From Medievalism to Climate Change Apocalypse: Folkloristic Perspectives on Cultural Heritage, Disaster and Climate

7.5 credits

Course, Master's level, 5EE413

Spring 2024 Spring 2024, Uppsala, 50%, On-campus, English

Spring 2024 Spring 2024, Uppsala, 50%, On-campus, English For exchange students

Spring 2025 Spring 2025, Uppsala, 50%, On-campus, English

Spring 2025 Spring 2025, Uppsala, 50%, On-campus, English For exchange students

About the course

Narratives are powerful cultural tools. They create the conditions for how we experience and cope with events and phenomena in our everyday lives, while these experiences engender narratives in their own turn.
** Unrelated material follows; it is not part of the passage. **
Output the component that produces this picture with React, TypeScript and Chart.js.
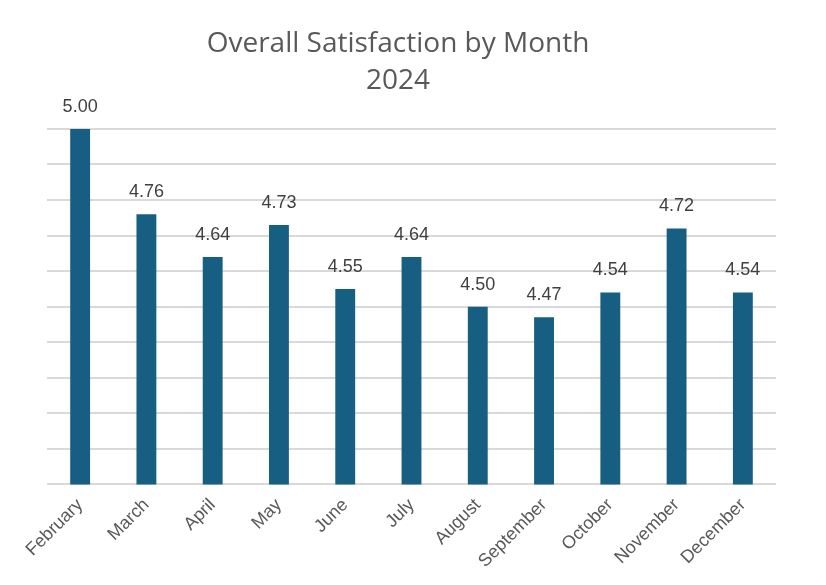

We study this topic using a number of themes as points of departure, the common denominator being these narratives and narrating. This course treats the production of cultural heritage in theory and practice, how folklore and narratives about the past constitute important elements in cultural heritage processes and the experience industry, and how e.g. ghost tourism, dramatised museum tours and Mediaeval festivals create history.

The course also examines how narratives of disaster shape our understanding and reaction to disasters: narratives can have highly tangible impacts on a society's disaster response and people's lives in the shadow of disaster. During the course, we will discuss e.g. the Lisbon earthquake, Hurricane Katrina and narratives of climate change in this light.